Monday, April 4, 2016




MUSEUM

Jewish Museum

"Welcome to the Jewish Museum, the preeminent museum in the United States devoted to art and Jewish culture. Whether you visit our home in the elegant Warburg mansion on New York City’s Museum Mile, or you explore our offerings online, you will always find something engaging. Through our temporary exhibitions, public programs and our unique collection, which now comprises nearly 30,000 objects ranging from archaeological artifacts to works by today’s most intriguing artists, visitors can journey through time and across continents."

"The Jewish Museum is dedicated to the enjoyment, understanding, and preservation of the artistic and cultural heritage of the Jewish people through its unparalleled collections, distinguished exhibitions, and related education programs. Using art and artifacts that embody the diversity of the Jewish experience from ancient to present times, throughout the world, the Museum strives to be a source of inspiration and shared human values for people of all religious and cultural backgrounds while serving as a special touchstone of identity for Jewish people. As a vital cultural resource for New York residents and visitors of all ages, the Museum also reaches out to national and international communities as it interprets and preserves art and Jewish culture for current and future generations."

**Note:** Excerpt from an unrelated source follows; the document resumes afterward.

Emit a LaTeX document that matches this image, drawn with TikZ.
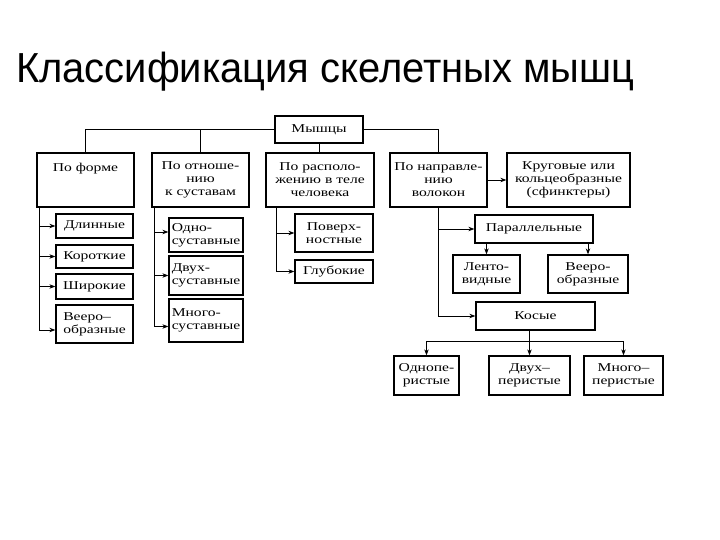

The Jewish Museum, one of the world’s preeminent institutions devoted to exploring art and Jewish culture, from ancient to contemporary, was founded in 1904 in the library of The Jewish Theological Seminary, where it was housed for more than four decades. The Jewish Museum was the first institution of its kind in the United States and is the oldest existing Jewish museum in the world.

Judge Mayer Sulzberger donated the first gift of 26 objects of fine and ceremonial art to the library of The Jewish Theological Seminary with the suggestion that a Jewish museum be formed. Subsequent gifts and purchases have helped to form the Museum’s distinguished permanent collection, one of the largest and most important of its kind in the world.

In 1944, Frieda Schiff Warburg, widow of the prominent businessman and philanthropist Felix Warburg, who had been a Seminary trustee, donated the family mansion at 1109 Fifth Avenue at 92nd Street to the Seminary for use as a museum. Located along New York City's Museum Mile, and designed in the French Gothic chateau-style by architect Charles P.H. Gilbert, the original building was completed in 1908, and has been the home of the Museum since 1947.

A sculpture court was installed alongside the Mansion in 1959, and the Albert A. List Building was added in 1963 to provide additional exhibition and program space. In 1990, a major expansion and renovation project was undertaken; upon completion in June 1993, the expansion doubled the Museum’s gallery space, created new space for educational programs, provided significant improvements in public amenities, and added a two-floor permanent collection exhibition called Culture and Continuity: The Jewish Journey, which tells the unfolding story of Jewish culture and identity through 800 works of art.

Today, the Jewish Museum presents a diverse schedule of internationally acclaimed temporary exhibitions while maintaining a collection of nearly 30,000 objects reflecting global Jewish identity – paintings, sculpture, works on paper, photographs, ethnographic material, archaeological artifacts, numismatics, ceremonial objects, and broadcast media.